Monday, September 13, 2010

A Northeastern University lab tech’s suspected suicide by cyanide - 30 miles away from campus - is raising public safety fears over easy access to deadly chemicals days after the ninth anniversary of 9/11.

The 30-year-old NU lab tech - identified by the school as Emily Staupe - was found dead early yesterday morning in her Milford bedroom along with what initial tests show was a plastic bag filled with crystallized cyanide, according to Milford and state police.

Neil Livingstone, a Washington, D.C., terrorism expert, said Staupe’s apparent method of suicide shines a light on the problem of lax security at universities across the country.

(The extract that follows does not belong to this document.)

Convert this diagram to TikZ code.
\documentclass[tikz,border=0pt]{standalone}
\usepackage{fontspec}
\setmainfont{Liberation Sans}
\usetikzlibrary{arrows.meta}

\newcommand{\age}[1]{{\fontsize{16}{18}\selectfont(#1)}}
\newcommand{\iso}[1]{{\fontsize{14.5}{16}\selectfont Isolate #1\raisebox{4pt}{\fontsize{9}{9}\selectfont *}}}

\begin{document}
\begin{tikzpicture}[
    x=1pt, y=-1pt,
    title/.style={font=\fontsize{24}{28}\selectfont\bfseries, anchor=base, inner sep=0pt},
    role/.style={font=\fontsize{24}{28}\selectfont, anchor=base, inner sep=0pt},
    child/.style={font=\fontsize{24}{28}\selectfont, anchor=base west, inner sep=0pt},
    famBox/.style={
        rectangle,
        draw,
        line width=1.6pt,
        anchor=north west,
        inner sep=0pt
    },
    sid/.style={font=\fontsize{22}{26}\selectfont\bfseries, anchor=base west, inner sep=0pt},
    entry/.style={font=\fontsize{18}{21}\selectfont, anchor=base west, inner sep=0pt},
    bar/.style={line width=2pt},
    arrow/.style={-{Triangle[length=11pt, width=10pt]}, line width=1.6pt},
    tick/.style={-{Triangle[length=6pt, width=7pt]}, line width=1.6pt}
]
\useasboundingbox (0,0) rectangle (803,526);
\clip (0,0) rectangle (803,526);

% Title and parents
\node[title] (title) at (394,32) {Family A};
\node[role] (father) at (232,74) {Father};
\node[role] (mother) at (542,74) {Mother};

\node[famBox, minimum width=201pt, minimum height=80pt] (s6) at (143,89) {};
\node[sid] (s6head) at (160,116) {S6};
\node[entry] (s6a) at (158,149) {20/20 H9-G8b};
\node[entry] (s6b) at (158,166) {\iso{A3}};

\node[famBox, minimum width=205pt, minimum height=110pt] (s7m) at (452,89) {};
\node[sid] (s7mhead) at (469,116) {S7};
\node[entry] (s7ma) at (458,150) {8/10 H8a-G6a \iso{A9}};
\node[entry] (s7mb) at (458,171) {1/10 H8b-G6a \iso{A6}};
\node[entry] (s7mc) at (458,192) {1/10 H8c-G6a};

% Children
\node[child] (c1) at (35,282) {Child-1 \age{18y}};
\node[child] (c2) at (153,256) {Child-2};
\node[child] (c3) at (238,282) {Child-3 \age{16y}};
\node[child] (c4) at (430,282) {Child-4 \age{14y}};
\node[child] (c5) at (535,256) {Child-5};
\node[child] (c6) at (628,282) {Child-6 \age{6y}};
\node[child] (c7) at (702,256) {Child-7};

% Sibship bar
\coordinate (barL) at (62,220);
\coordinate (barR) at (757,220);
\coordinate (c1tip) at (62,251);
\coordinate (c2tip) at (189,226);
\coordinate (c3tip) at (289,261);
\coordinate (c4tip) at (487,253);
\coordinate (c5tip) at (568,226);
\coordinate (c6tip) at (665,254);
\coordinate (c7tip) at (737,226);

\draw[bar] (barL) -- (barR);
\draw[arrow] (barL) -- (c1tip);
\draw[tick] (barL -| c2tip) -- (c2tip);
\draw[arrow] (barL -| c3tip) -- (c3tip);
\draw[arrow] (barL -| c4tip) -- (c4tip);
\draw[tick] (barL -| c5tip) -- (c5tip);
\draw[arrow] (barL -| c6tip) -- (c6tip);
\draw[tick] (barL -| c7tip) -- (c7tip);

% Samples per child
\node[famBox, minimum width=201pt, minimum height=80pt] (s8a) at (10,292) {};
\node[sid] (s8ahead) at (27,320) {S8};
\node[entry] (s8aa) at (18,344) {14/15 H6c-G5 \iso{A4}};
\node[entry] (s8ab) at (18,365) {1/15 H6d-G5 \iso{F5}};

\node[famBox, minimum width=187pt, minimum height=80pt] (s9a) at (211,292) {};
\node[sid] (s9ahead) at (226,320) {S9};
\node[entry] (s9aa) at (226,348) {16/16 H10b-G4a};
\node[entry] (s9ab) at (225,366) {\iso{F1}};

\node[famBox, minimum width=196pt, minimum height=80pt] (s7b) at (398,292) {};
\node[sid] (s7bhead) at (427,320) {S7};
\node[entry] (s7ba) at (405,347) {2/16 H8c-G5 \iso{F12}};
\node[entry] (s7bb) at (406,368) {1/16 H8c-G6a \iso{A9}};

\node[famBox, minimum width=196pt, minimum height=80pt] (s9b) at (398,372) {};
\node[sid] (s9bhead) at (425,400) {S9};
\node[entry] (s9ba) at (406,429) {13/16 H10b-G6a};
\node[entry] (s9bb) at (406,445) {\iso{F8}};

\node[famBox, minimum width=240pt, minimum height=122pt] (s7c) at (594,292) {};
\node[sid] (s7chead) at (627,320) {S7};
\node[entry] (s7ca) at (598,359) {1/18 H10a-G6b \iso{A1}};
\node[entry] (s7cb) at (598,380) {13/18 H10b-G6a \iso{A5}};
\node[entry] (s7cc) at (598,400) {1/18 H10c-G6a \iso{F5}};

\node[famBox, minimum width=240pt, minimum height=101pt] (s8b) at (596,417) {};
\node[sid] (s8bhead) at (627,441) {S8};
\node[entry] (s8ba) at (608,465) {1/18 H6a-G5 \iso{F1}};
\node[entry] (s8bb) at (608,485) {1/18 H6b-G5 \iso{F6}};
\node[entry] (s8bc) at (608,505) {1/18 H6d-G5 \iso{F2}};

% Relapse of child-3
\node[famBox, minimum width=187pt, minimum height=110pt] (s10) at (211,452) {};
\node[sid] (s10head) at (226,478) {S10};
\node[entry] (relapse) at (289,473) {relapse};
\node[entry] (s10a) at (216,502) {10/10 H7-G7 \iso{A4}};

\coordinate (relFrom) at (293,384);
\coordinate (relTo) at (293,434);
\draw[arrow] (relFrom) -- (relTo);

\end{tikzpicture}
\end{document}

“This should be a wake-up call,” said Livingstone, president of ExecutiveAction. “What if her name were Mohammed Atta (a leader of the 9/11 plot) instead?

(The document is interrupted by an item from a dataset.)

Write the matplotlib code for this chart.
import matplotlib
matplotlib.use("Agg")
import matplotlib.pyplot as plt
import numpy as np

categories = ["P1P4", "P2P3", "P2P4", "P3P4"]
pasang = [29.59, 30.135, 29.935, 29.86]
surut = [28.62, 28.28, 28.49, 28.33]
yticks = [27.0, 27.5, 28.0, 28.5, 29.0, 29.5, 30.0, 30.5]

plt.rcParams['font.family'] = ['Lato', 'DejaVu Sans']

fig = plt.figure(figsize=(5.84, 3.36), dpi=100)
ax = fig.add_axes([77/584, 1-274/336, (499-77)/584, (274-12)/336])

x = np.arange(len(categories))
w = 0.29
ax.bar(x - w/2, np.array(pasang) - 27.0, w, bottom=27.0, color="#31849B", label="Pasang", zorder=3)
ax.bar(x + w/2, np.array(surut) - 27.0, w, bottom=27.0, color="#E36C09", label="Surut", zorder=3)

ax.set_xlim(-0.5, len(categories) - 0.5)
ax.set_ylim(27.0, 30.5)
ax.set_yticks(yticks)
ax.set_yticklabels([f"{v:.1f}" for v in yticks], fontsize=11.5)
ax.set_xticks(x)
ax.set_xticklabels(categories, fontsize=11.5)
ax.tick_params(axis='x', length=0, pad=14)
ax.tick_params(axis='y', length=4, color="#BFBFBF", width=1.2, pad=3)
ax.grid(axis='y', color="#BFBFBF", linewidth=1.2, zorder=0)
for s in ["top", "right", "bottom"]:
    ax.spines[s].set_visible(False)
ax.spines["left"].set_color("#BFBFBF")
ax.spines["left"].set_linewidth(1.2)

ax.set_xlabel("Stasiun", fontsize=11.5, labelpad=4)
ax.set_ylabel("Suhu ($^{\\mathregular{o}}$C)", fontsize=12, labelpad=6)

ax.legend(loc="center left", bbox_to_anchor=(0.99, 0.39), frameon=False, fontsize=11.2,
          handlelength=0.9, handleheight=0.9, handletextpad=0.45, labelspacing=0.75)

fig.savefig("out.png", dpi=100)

“If she’d been a bad guy and gotten hold of a significant amount of cyanide . . . who knows?” Livingstone said. “Cyanide is a good weapon of assassination or for killing a small number of people.”

David Procopio, a spokesman for the state police, which is probing Staupe’s death, said it’s unclear how Staupe got the cyanide to Milford.

She is believed to have taken a train from Boston to Westwood on Saturday before her family picked her up for home, but Procopio said said it’s unclear to police when Staupe got the chemical and whether she removed all of the cyanide at once or in steps. Police also are probing whether she smuggled it from Northeastern. Procopio said investigators will look at the school’s reserves to see whether any cyanide is unaccounted for.

Family told police she had recently lost her job, leading Jim Walsh, director of security studies at the Massachusetts Institute of Technology, to say a red-faced Northeastern must review how it deals with disgruntled former workers.

“This will cause Northeastern to review its policies for dismissing employees,” Walsh said. “I’d be surprised if there’s not an investigation.”

A Northeastern spokeswoman, Renata Nyul, declined to comment on the matter beyond expressing condolences to Staupe’s family and refused to make university officials available.

“The Northeastern community mourns the tragic and untimely loss of Emily Staupe,” the school said in a statement. “Our thoughts and prayers are with Emily’s family and friends during this difficult time. As there is an ongoing investigation of Emily’s death, it is inappropriate to comment further at this time.”

Colleges and universities are targets of al-Qaeda and other terrorist groups looking to gain chemical weapons to use against American targets, Livingstone said. That’s because they don’t screen their students and they’re often careless about who has access to dangerous chemicals, Livingstone said.

“There isn’t adequate screening of who has access to chemicals or biological weapons,” Livingstone said. “They’re reluctant because of ‘academic freedom.’ ”

The risk of cyanide falling into evil hands is an old worry of terrorism watchers, said Paul M. Maniscalco, an expert on cyanide terrorism at George Washington University in Washington, D.C.

“Cyanide is still being used by people with bad intentions,” Maniscalco said.

He pointed to a domestic terrorist, Joseph Konopka, aka “Dr. Chaos, ” a left-wing extremist who was caught in 2002 with a cache of cyanide hidden in an abandoned Chicago subway tunnel.